“The mental toll caused by the risk that an infection poses is a daily preoccupation.”

With so many uncertainties due to the COVID-19 pandemic, Maria ‘Elisa’ Vega is worried about the future of child care in Minnesota.

“I don’t know what’s going to happen and how much longer this situation will last. I’m afraid I may even lose my child care due to the economy.”

Vega runs a licensed family child care program in St. Paul. ‘Little world of Angels’ is a bilingual program that serves a mix of English-speaking and Spanish-speaking families. She is married and has six grown children of her own. She has been working in child care for more than twenty years.

“I like children very much.  I knew that I could offer them a complete education teaching them Spanish and giving them greater opportunities in their lives.”

Vega had 13 children before the virus, and is now caring for only five.

“The mental toll caused by the risk that an infection poses is a daily preoccupation,” said Vega. She stayed open because she has children of essential workers who still need help. “I have parents that work in clinics, hospitals, as well as stores where food is prepared.”

But Vega says many families decided to stay home with their children due to COVID-19 and gave her notice.“The pandemic has impacted me greatly,” she said. “The families that are working do pay me, but some parents weren’t able to because their work ran out or they lost their job.”

Vega did receive an emergency grant from Think Small – made possible by a generous grant from the Minnesota Council on Foundations Disaster Recovery Fund.

“It has helped me a lot.

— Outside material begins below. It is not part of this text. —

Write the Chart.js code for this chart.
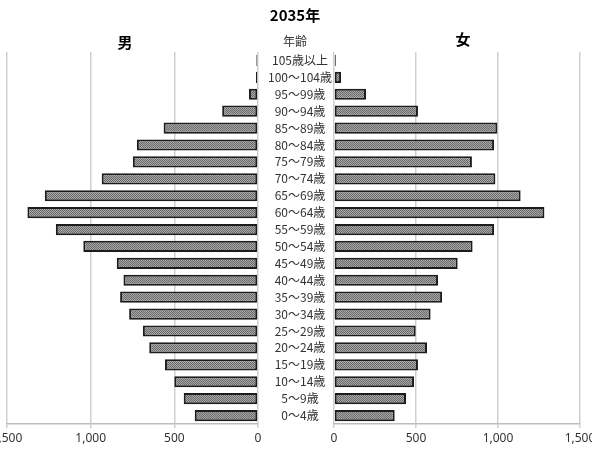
<!DOCTYPE html>
<html>
<head>
<meta charset="utf-8">
<script src="https://cdn.jsdelivr.net/npm/chart.js@4/dist/chart.umd.min.js"></script>
<style>
  body { margin: 0; background: #fff; width: 592px; height: 449px; overflow: hidden; position: relative; font-family: "Noto Sans CJK JP", "Noto Sans", sans-serif; }
  #male { position: absolute; left: 0; top: 0; }
  #female { position: absolute; left: 294px; top: 0; }
  .lbl { position: absolute; transform: translate(-50%, -50%); white-space: nowrap; color: #000; }
</style>
</head>
<body>
<canvas id="male" width="334" height="449"></canvas>
<canvas id="female" width="298" height="449"></canvas>
<div class="lbl" style="left:295px; top:14px; font-size:15px; font-weight:bold;">2035年</div>
<div class="lbl" style="left:125px; top:41px; font-size:15px; font-weight:bold;">男</div>
<div class="lbl" style="left:463px; top:38px; font-size:15px; font-weight:bold;">女</div>
<div class="lbl" style="left:295px; top:40px; font-size:12px; color:#333;">年齢</div>
<script>
var ages = ['105歳以上', '100〜104歳', '95〜99歳', '90〜94歳', '85〜89歳', '80〜84歳', '75〜79歳', '70〜74歳',
  '65〜69歳', '60〜64歳', '55〜59歳', '50〜54歳', '45〜49歳', '40〜44歳', '35〜39歳', '30〜34歳',
  '25〜29歳', '20〜24歳', '15〜19歳', '10〜14歳', '5〜9歳', '0〜4歳'];
var male = [10, 12, 54, 214, 564, 724, 748, 934, 1274, 1378, 1208, 1044, 844, 804, 824, 770, 688, 650, 556, 500, 444, 378];
var female = [11, 43, 195, 512, 996, 976, 841, 984, 1138, 1283, 976, 845, 754, 634, 659, 589, 498, 567, 512, 488, 439, 370];
var axisMax = 1500;
var axisStep = 500;

// dotted gray fill like the excel pattern
function makePattern() {
  var c = document.createElement('canvas');
  c.width = 2;
  c.height = 2;
  var g = c.getContext('2d');
  g.fillStyle = '#a8a8a8';
  g.fillRect(0, 0, 2, 2);
  g.fillStyle = '#6a6a6a';
  g.fillRect(0, 0, 1, 1);
  g.fillRect(1, 1, 1, 1);
  return g.createPattern(c, 'repeat');
}
var fill = makePattern();

function xAxis(reverse) {
  return {
    reverse: reverse,
    min: 0,
    max: axisMax,
    ticks: {
      stepSize: axisStep,
      maxRotation: 0,
      color: '#333',
      font: { family: '"Noto Sans", sans-serif', size: 12 },
      padding: 3,
      callback: function(v) { return Number(v).toLocaleString('en-US'); }
    },
    grid: { color: '#cfcfcf', lineWidth: 1.5, tickLength: 4 },
    border: { color: '#bdbdbd', width: 1.5 },
    afterFit: function(scale) {
      scale.height = 25;
      scale.paddingLeft = 0;
      scale.paddingRight = 0;
    }
  };
}

function dataset(values) {
  return {
    data: values,
    backgroundColor: fill,
    borderColor: '#1c1c1c',
    borderWidth: 2,
    borderSkipped: false,
    barPercentage: 0.66,
    categoryPercentage: 1
  };
}

var commonPlugins = {
  legend: { display: false },
  tooltip: { enabled: false },
  title: { display: false }
};

new Chart(document.getElementById('male'), {
  type: 'bar',
  data: { labels: ages, datasets: [dataset(male)] },
  options: {
    indexAxis: 'y',
    responsive: false,
    animation: false,
    layout: { padding: { top: 52, left: 7, right: 0, bottom: 0 } },
    scales: {
      x: xAxis(true),
      y: {
        position: 'right',
        grid: { display: false },
        border: { display: false },
        ticks: {
          crossAlign: 'center',
          padding: 2,
          autoSkip: false,
          color: '#333',
          font: { family: '"Noto Sans CJK JP", sans-serif', size: 12 }
        },
        afterFit: function(scale) { scale.width = 76; }
      }
    },
    plugins: commonPlugins
  }
});

new Chart(document.getElementById('female'), {
  type: 'bar',
  data: { labels: ages, datasets: [dataset(female)] },
  options: {
    indexAxis: 'y',
    responsive: false,
    animation: false,
    layout: { padding: { top: 52, left: 40, right: 12, bottom: 0 } },
    scales: {
      x: xAxis(false),
      y: { display: false }
    },
    plugins: commonPlugins
  }
});
</script>
</body>
</html>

I was able to keep paying my assistant, pay for utilities that I need for my child care, and to buy more products to continue disinfecting everything and be safer.”

Vega says they are trying to take more precautions with hygiene while working to keep the environment as normal as possible for the children.

“The kids have been affected socially because many of their friends are not attending anymore and they miss them,” she said.  “We still try to see each other through FaceTime, but it is not the same.”

Vega says what scares her the most, besides knowing that there are people losing their lives due to the pandemic, is that families are losing their jobs and will have no way of supporting their children.

“I miss the children and I will continue to work to help the parents that need me,” Vega said. “I hope to God that families are able to return to their jobs and that way all of the children can return to my child care.  We are all like one big family together.”